By Arash Markazi
June 02, 2009

LOS ANGELES -- Far too often in sports we're so immersed in the numbers that we really can't see what is going on in front of our eyes. We're so tuned in on percentages that we can't hear what's going on around us, so consumed with pluses and minuses and shooting charts that we can't feel the true presence of a player statistics tell us is a "liability."

Pick up a stat sheet after a Lakers playoff game and it would be easy to single out Derek Fisher for criticism. In the twilight of a 13-year career, Fisher is clearly a player who has lost a step on defense and his touch on offense (35.6 percent from the field and 23.5 percent from three-point range in the playoffs).

Yet, the numbers don't tell the story of his true significance to his team. They never have.

Rarely has a player's birthplace also served to describe his role on the team the way it has Fisher's. The 6-foot-1 point guard, born and raised in Little Rock, Ark., may be the smallest and oldest (34) player on the Lakers' roster, but he has undoubtedly been the team's steadying force since returning last season to the organization that drafted him in 1996.

It is not entirely coincidence that the Lakers' return to NBA Finals last season after three lean years came with the return of Fisher, who left Los Angeles following the 2004 Finals and played two seasons in Golden State and one in Utah. Sure, there were bigger parts in motion, namely the midseason acquisition of Pau Gasol, but Fisher's presence in the Lakers' backcourt was a key piece to their Western Conference title puzzle.

"Fisher's the rock of this team," Lakers forward Luke Walton said. "Basketball has a lot of emotions and ups and downs, and there is a lot that happens on and off the court that the average fan doesn't see, but ever since they brought Fish back, he instantly made us a better team. Just his presence made us better. Just having him on the team and on the court is a bonus."

Fisher's statistical impact in the regular season and postseason this year has been the lowest in five years, but his effect on the team's growth and maturation has never been greater.

It was Fisher who gathered the Lakers when they were down by seven points in the fourth quarter of Game 3 of the Western Conference finals against the Nuggets in Denver and implored his teammates to fulfill their potential. "This is a moment in time when you can define yourself," Fisher told them. "This is a moment when you can step into that destiny." It's a speech teammates cite as a turning point in their postseason, as the Lakers rallied to win 103-97 to take a 2-1 series lead.

In the previous round, it was Fisher who uncharacteristically laid out Luis Scola with a forearm shiver -- earning his first career suspension -- in an effort to dispel the notion that the Lakers were "soft" against the Rockets.
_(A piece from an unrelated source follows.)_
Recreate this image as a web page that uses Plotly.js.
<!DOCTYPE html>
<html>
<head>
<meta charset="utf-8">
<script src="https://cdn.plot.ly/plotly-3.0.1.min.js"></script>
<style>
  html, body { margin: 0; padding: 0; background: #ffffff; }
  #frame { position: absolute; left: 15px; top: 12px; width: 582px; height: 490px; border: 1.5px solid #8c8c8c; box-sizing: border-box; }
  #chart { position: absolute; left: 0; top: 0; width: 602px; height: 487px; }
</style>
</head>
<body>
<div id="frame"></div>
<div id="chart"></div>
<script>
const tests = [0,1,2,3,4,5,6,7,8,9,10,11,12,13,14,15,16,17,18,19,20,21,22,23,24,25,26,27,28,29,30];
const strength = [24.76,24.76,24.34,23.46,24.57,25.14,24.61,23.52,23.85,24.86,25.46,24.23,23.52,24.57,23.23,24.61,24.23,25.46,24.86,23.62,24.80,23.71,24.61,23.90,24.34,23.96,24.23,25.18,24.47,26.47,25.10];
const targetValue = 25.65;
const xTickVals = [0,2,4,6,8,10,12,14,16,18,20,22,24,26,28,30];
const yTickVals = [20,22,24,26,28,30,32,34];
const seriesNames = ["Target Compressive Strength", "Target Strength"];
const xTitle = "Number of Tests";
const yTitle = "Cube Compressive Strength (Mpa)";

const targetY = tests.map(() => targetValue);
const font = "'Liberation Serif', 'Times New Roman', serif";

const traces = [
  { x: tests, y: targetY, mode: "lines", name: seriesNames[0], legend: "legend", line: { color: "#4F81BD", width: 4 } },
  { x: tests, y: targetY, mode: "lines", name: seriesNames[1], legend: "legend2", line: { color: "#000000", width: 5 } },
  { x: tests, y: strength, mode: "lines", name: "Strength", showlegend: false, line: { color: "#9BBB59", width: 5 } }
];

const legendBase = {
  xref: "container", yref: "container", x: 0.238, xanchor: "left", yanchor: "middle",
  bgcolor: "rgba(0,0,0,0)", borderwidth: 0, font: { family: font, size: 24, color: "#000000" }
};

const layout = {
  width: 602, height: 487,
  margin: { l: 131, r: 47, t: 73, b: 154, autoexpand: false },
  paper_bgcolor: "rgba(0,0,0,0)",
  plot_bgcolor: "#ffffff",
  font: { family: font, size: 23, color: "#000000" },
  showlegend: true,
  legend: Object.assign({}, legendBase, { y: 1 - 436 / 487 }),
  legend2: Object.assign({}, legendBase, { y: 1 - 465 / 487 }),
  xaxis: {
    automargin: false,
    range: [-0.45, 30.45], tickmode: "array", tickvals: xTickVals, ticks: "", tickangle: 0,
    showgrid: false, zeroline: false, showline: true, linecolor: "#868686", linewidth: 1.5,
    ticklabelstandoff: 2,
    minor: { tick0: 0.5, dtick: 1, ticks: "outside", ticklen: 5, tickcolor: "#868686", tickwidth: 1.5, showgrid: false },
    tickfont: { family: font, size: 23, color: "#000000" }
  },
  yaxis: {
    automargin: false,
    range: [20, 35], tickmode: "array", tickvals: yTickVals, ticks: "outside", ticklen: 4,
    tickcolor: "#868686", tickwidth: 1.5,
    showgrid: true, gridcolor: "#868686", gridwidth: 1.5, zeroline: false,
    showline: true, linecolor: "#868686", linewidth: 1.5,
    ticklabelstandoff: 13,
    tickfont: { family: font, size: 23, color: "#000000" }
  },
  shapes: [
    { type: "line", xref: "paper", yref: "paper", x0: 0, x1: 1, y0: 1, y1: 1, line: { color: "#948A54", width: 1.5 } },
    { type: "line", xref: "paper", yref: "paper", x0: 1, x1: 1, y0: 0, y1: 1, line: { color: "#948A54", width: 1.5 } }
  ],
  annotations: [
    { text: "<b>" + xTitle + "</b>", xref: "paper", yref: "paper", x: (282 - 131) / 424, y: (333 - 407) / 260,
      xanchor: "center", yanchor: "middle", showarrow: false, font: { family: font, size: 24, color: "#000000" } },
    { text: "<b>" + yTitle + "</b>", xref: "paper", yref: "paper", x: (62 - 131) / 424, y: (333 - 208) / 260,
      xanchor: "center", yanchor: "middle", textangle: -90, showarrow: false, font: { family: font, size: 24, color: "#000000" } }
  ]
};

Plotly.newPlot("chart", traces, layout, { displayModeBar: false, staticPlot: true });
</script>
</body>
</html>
And it is Fisher who constantly works with backup point guards Jordan Farmar and Shannon Brown after practice, going over situations that they will face on the court.

"Derek is a leader, he's a spokesperson to the team," coach Phil Jackson said. "He knows what's important to us and what the focus should be. A lot of things that a coach can't say all the time with emotions and expressions, he does. He gives a real essence to the game and he has a great way of presenting it to his teammates. He ignites our team."

As much as this current Lakers team hangs on Fisher's every word like a preacher giving a sermon, he confesses he was a different person the last time the Lakers held up the Larry O'Brien trophy, in 2002. Back then, Fisher was a 27-year-old bachelor with no kids, coming off three straight championship seasons. Now he's a 34-year-old husband and a father to four children, including one, Tatum, who battled cancer in her left eye before her first birthday.

Tatum's condition brought Fisher and his family back to Los Angeles. He requested and was granted a release from his three-year, $22 million contract with Utah so he could sign a three-year, $14 million deal in Los Angeles to get the best treatment for Tatum, who has recovered and is doing well.

In his only season in Utah, Fisher played in every game and served as a mentor for Deron Williams as the Jazz made it to the conference finals for the first time in nearly a decade. They haven't made it back since, getting eliminated the last two years by Fisher and the Lakers.

"It's no coincidence that he's made every team he's been on better," Lakers forward Lamar Odom said. "He's our captain. His leadership qualities are incredible. He's been a champion before and he knows how to win. Derek is a man we look up to on and off the court."

When Fisher looks up at the championship trophies visible from the Lakers' practice court, he is reminded how elusive winning one can be. While those three earlier titles seemingly came so easy, the ultimate prize has eluded Fisher time after time as he's gotten older.

"It seems like an eternity ago," Fisher said of his last championship. "I've lived a lifetime since then and what I've been through since 2004, to not win it last year, I can't really explain the pain and frustration that comes with that and not knowing if it's ever going to happen again. I can't allow it to pass me by again."